STATED TASK:
Look through the data below and return each line where "that" appears.

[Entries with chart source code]
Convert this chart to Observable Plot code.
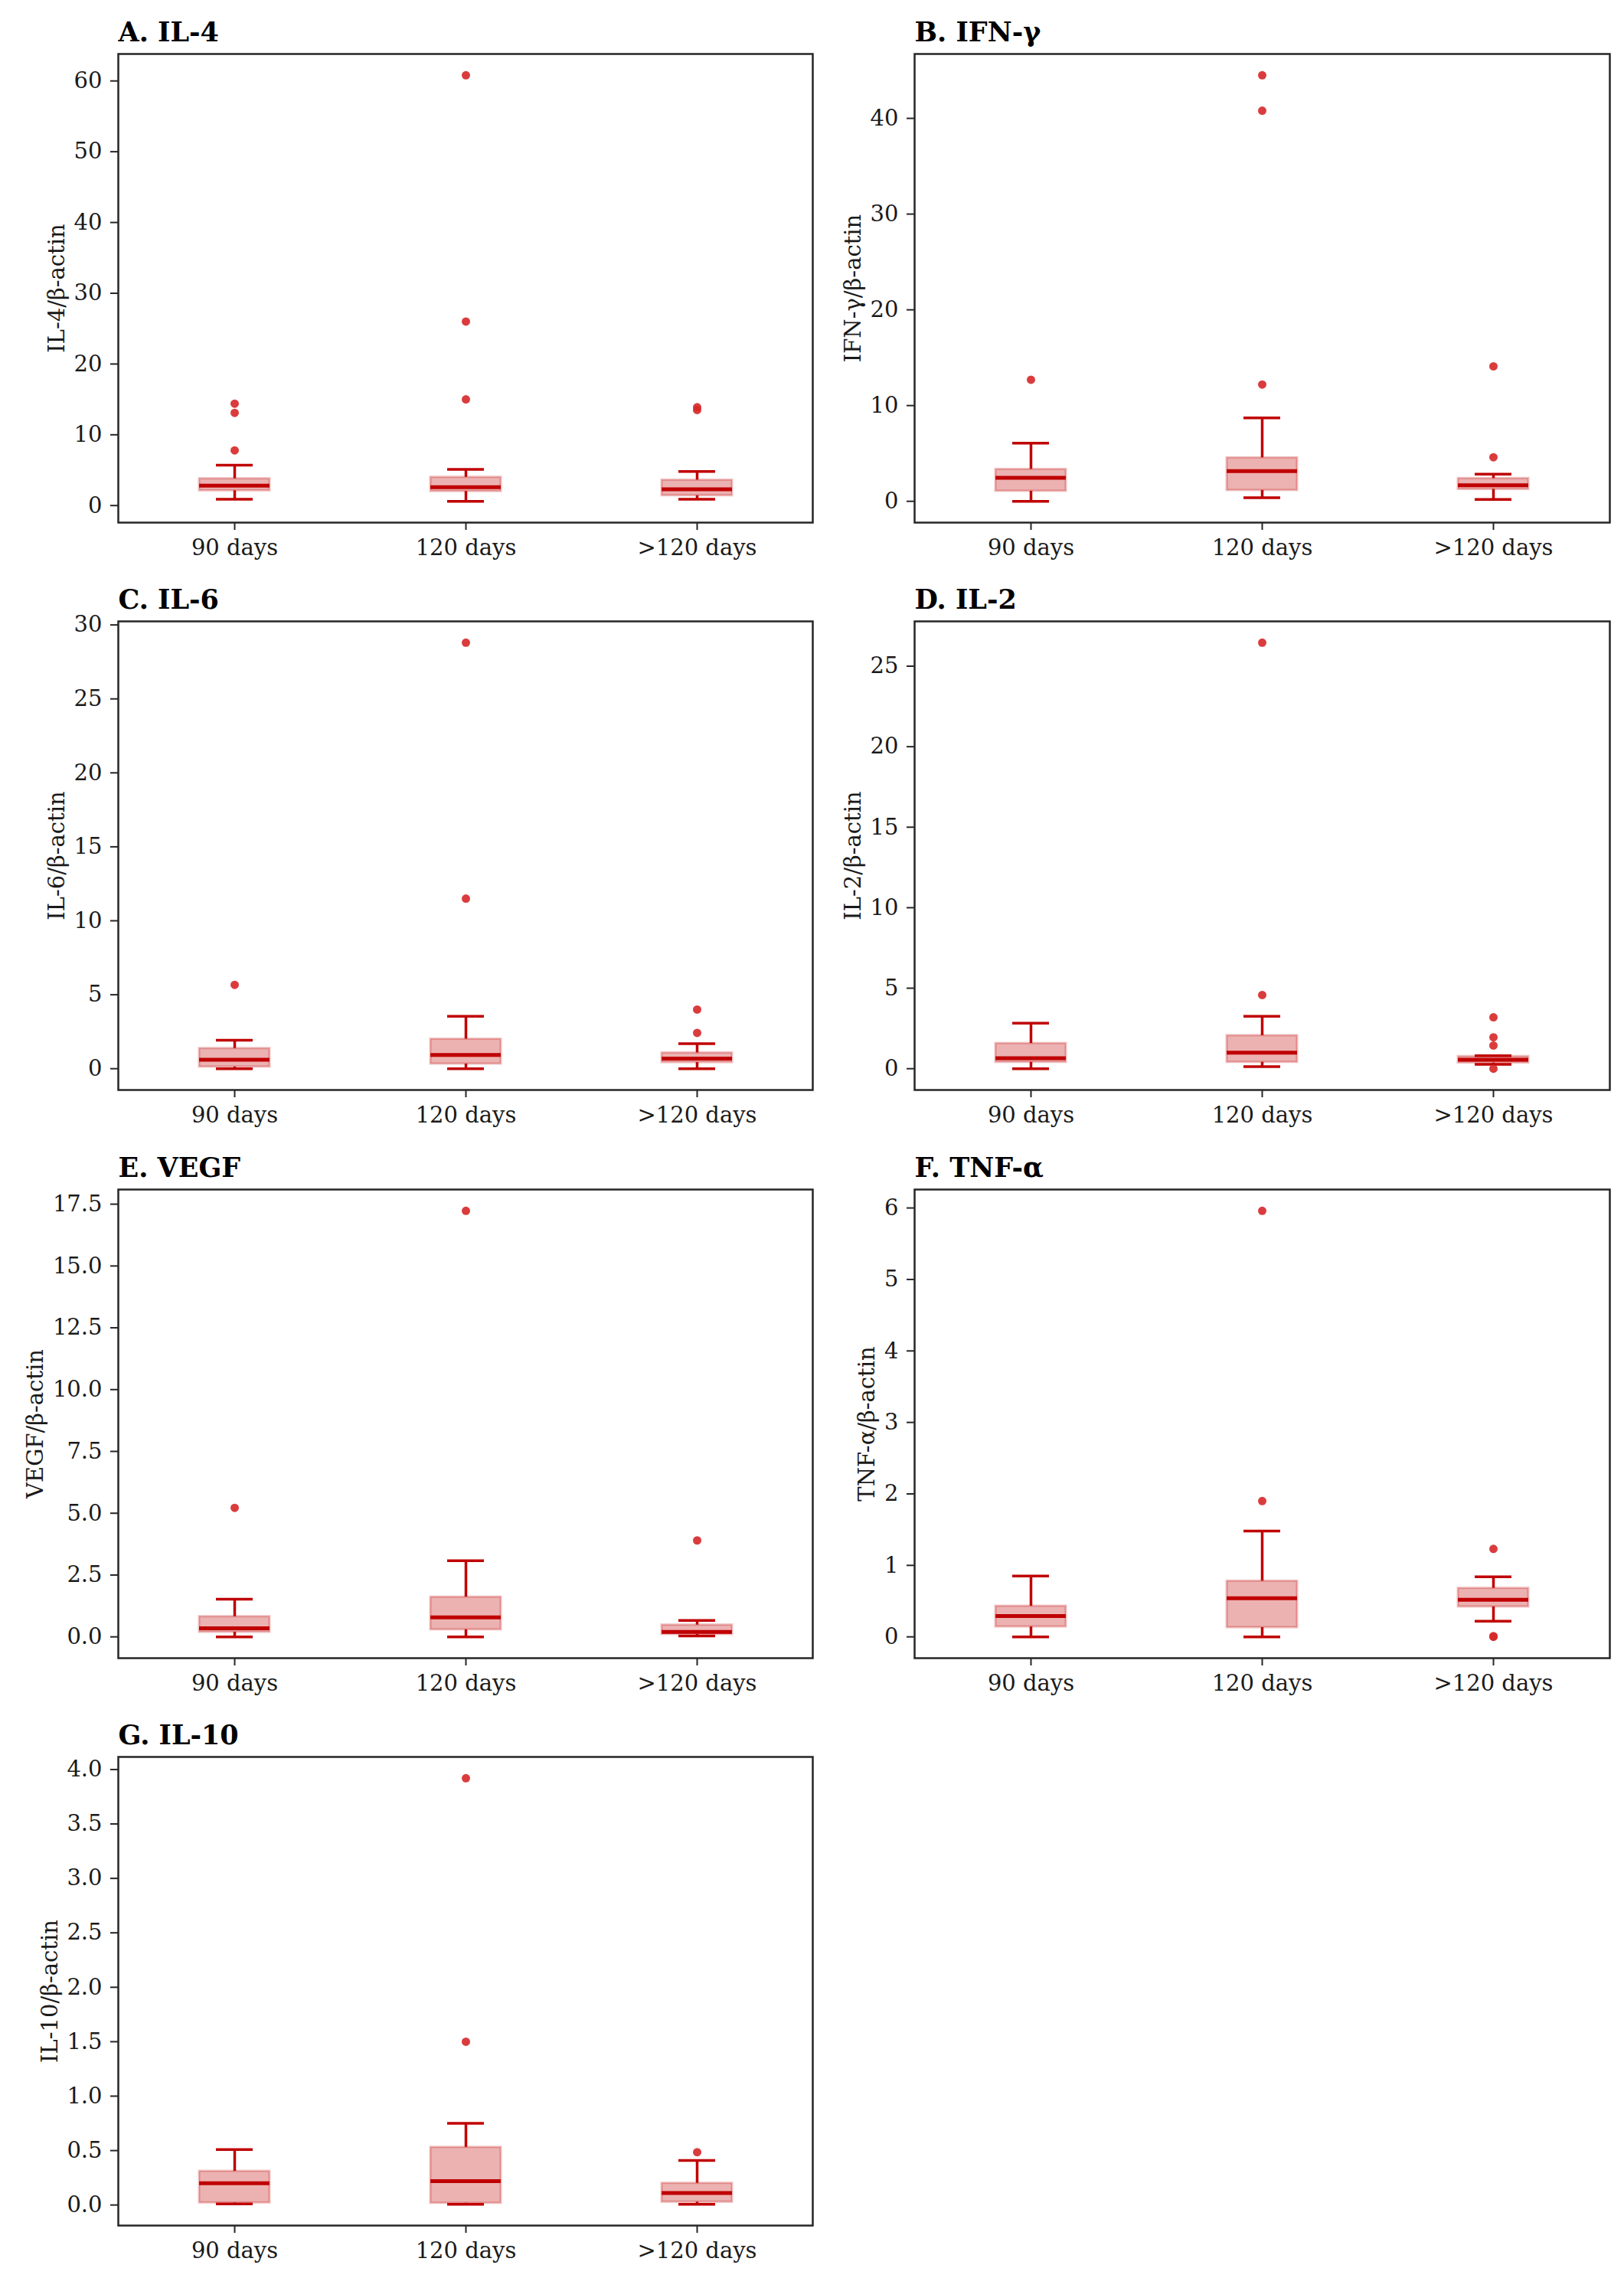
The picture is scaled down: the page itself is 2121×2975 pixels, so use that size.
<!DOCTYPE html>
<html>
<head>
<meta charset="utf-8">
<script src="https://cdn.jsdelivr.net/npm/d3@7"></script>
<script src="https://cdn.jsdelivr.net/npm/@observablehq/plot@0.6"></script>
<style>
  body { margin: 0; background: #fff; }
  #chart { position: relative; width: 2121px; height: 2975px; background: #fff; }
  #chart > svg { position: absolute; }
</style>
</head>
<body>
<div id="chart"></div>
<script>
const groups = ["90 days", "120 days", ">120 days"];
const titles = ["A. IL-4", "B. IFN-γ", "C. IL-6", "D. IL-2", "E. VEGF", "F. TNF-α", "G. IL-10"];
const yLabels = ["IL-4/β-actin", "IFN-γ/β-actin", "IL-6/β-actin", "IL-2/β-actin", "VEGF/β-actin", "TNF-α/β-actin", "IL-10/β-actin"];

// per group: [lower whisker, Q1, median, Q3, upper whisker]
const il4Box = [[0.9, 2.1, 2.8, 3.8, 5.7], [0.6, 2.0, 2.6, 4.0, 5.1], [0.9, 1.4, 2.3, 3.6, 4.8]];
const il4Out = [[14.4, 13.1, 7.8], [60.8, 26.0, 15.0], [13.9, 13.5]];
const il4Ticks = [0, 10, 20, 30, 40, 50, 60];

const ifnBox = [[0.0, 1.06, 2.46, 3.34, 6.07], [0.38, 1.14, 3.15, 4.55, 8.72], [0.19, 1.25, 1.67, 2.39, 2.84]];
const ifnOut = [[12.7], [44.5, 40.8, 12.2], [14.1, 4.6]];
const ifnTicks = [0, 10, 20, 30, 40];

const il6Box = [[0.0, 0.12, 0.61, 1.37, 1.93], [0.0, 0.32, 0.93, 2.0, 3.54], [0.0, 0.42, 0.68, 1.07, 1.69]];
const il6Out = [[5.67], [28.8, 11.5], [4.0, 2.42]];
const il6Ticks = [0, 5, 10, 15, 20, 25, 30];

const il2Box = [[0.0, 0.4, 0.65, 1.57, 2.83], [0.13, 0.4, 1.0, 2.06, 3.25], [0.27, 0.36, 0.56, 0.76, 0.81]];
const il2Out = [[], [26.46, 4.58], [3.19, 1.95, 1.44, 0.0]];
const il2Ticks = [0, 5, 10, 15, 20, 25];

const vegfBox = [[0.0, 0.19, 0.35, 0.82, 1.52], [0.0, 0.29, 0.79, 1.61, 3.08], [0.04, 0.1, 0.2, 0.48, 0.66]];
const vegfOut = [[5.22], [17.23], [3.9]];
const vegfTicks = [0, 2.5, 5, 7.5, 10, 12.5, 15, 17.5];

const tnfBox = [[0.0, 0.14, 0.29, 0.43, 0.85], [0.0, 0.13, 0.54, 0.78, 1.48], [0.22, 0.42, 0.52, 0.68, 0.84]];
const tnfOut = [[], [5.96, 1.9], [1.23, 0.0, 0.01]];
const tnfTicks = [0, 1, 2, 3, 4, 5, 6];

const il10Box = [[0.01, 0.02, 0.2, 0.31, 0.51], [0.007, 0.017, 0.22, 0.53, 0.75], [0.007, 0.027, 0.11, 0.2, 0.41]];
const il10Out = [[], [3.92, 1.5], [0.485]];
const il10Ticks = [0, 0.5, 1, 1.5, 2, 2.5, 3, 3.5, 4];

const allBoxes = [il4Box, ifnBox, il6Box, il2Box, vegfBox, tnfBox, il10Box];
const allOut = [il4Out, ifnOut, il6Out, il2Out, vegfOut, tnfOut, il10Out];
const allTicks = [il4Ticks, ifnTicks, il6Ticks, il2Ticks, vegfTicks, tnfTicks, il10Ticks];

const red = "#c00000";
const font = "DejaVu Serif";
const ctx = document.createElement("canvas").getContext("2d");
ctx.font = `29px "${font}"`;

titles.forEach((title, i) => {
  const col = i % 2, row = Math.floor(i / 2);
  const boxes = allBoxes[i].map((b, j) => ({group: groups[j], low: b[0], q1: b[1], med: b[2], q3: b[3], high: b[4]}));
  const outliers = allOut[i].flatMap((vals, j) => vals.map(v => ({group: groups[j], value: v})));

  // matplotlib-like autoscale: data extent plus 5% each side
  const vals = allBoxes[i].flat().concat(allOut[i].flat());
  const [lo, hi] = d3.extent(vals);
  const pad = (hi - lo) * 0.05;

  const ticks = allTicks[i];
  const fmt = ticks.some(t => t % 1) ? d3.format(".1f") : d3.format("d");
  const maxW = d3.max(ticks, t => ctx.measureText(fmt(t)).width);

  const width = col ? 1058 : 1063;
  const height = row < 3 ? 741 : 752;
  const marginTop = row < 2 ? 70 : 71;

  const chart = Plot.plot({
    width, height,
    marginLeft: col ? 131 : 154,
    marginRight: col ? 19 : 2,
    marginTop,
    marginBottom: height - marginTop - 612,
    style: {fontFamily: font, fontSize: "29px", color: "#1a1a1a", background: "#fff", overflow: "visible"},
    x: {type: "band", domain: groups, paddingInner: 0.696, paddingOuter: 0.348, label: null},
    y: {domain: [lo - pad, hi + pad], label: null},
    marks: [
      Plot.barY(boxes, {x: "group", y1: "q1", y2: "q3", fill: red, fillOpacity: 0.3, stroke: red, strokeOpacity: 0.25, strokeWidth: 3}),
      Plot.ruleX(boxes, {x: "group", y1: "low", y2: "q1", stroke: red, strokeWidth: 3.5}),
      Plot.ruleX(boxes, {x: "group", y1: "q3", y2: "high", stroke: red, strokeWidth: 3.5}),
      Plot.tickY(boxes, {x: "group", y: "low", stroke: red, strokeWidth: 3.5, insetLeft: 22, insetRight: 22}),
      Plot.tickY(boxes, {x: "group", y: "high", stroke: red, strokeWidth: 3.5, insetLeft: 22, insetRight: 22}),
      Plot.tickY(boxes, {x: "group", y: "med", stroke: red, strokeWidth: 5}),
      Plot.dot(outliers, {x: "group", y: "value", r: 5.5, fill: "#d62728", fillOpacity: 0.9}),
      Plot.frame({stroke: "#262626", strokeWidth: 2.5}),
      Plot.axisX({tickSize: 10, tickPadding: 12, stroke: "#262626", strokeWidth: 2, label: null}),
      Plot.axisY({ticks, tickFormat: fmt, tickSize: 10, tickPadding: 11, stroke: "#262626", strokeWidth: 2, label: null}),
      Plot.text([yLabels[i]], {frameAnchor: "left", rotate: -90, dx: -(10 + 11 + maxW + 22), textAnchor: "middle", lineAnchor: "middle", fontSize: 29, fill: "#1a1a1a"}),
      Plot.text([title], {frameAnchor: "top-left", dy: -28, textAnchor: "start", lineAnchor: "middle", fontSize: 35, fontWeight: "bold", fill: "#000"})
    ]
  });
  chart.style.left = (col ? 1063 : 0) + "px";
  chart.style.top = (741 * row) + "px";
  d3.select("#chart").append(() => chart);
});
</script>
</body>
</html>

---

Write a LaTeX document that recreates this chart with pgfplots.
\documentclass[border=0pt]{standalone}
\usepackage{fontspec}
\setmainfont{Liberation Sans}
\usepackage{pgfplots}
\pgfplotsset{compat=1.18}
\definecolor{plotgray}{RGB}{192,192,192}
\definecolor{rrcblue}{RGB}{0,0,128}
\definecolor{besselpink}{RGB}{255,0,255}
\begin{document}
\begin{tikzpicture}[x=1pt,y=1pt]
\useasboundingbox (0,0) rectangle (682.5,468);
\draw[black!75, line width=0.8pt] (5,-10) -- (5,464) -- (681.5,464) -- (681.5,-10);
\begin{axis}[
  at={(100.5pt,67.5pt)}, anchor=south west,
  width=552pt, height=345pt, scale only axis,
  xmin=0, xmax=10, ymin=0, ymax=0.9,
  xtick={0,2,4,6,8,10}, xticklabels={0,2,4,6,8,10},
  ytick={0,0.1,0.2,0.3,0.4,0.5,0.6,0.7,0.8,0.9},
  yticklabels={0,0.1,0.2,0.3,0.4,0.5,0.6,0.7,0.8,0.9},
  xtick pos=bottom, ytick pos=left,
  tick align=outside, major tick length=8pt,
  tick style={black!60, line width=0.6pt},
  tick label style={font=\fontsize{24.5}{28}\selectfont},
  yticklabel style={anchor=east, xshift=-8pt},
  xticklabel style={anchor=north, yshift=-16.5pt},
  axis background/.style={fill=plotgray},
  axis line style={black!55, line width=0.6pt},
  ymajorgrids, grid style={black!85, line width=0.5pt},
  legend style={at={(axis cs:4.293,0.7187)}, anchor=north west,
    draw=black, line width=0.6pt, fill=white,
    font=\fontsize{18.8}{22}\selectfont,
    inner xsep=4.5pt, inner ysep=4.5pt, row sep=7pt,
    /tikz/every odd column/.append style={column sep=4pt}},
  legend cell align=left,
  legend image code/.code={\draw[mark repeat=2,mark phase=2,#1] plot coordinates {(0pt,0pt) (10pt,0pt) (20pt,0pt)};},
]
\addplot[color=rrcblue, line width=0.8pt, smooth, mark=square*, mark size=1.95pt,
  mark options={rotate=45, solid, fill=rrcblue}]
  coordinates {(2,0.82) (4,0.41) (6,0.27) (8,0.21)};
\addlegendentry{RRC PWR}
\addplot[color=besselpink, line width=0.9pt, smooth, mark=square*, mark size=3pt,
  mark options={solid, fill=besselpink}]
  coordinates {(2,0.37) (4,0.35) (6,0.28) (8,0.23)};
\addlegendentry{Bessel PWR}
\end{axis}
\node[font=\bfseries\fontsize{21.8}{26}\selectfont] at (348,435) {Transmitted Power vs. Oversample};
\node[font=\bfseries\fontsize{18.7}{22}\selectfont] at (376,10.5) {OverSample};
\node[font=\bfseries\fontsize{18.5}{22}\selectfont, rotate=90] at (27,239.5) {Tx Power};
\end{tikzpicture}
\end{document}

CORRECT RESULT:
The picture is scaled down: the page itself is 2121×2975 pixels, so use that size.
Write a LaTeX document that recreates this chart with pgfplots.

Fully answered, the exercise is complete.